= SET TASK =
Take the lines from the head of the listing through the one bearing "import plotly.graph_objects as go" and copy them exactly, leaving every picture out.

= TASK INPUT =
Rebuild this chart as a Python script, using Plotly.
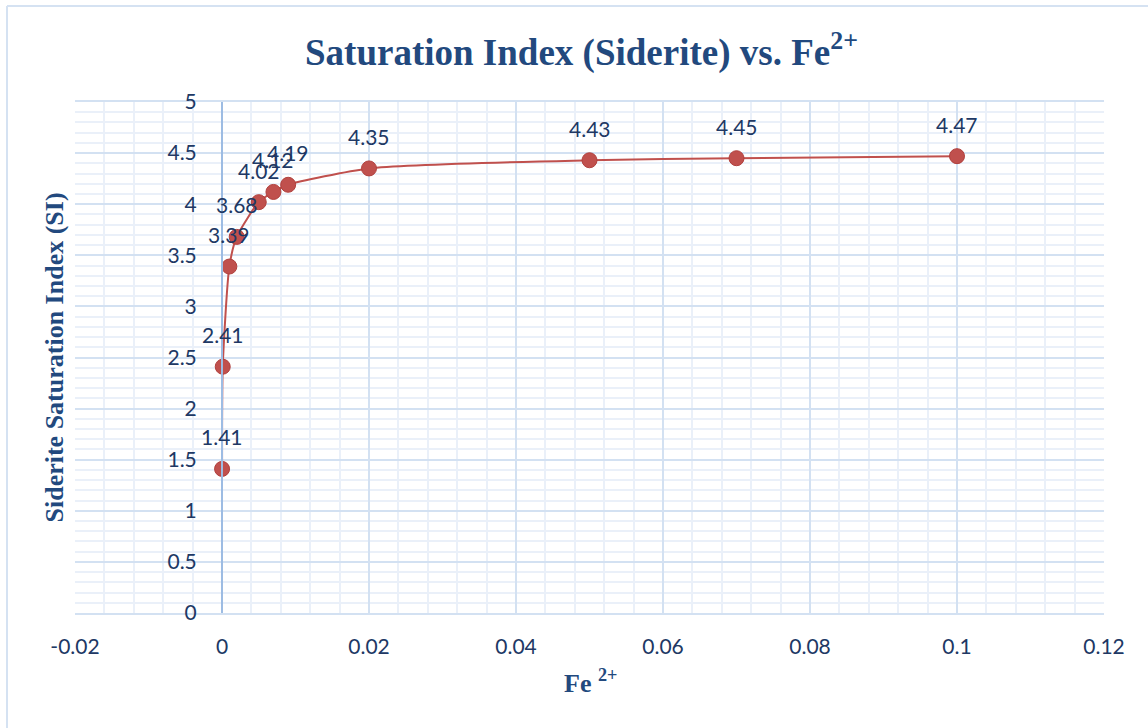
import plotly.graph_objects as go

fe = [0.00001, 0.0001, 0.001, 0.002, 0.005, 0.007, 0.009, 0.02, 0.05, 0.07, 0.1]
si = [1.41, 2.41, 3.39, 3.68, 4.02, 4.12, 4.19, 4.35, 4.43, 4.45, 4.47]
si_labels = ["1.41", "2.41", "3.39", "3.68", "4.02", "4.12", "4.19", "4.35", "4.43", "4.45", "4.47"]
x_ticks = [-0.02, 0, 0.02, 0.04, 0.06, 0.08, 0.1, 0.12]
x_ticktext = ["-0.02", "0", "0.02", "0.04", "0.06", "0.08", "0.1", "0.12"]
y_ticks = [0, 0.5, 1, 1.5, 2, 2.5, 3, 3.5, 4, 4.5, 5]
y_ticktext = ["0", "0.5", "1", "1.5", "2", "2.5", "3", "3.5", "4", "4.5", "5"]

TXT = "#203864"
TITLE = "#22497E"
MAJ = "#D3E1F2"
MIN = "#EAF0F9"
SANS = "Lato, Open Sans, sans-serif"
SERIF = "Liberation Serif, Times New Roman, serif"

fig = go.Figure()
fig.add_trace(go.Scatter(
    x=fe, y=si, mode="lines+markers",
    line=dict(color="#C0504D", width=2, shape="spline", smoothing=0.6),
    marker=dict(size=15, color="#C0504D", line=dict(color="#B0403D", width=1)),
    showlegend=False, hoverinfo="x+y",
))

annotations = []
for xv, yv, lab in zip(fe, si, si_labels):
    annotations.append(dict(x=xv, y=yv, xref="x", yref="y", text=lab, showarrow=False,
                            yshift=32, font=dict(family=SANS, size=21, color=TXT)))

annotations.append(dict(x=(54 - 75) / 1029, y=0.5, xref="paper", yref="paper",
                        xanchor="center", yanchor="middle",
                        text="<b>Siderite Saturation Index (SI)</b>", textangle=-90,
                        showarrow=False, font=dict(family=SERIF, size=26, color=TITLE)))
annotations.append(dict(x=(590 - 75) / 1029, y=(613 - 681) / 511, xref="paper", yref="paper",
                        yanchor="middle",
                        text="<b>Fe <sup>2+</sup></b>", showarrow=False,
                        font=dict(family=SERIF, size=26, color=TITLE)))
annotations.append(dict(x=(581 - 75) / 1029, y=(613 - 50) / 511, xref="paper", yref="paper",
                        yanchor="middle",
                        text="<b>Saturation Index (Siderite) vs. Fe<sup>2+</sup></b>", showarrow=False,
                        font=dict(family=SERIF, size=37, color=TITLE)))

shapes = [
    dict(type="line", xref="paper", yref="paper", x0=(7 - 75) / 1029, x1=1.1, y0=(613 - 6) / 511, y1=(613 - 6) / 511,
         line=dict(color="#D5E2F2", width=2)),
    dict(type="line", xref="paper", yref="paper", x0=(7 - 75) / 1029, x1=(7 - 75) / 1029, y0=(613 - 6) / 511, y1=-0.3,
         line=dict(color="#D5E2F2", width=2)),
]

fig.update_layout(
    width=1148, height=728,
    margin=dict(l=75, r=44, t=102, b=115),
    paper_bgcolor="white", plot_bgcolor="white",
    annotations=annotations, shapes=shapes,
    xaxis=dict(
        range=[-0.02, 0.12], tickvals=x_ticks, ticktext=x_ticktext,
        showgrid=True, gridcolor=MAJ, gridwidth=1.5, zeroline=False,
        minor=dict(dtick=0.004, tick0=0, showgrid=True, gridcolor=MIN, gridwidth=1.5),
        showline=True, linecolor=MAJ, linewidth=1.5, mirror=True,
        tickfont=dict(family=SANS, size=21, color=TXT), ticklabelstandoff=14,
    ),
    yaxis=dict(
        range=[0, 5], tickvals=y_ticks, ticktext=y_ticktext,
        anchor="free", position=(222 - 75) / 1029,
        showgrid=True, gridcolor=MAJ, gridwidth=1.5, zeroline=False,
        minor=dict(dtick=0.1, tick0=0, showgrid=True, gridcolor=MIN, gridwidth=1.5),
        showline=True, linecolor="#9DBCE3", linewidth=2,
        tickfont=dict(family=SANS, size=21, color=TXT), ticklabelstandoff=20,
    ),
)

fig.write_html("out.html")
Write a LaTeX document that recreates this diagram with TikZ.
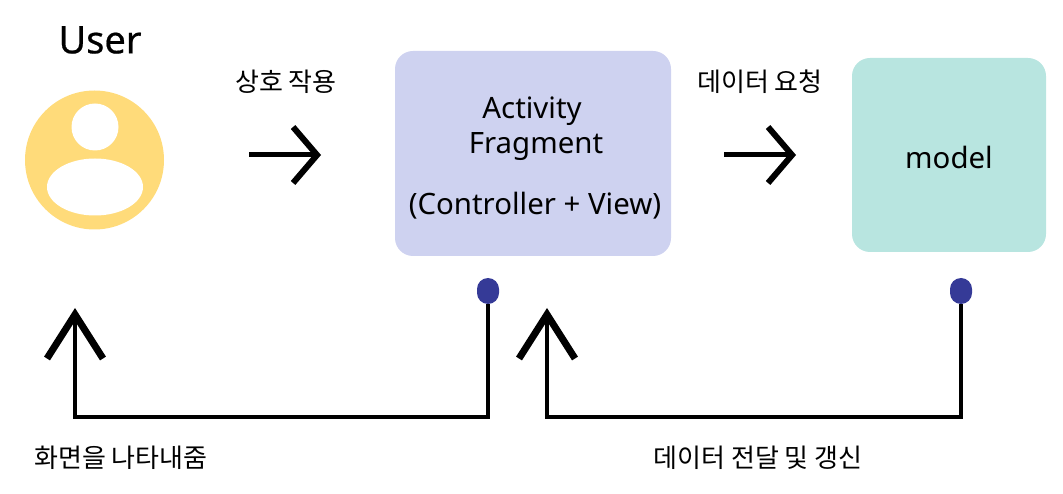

= RESULT =
Rebuild this chart as a Python script, using Plotly.
import plotly.graph_objects as go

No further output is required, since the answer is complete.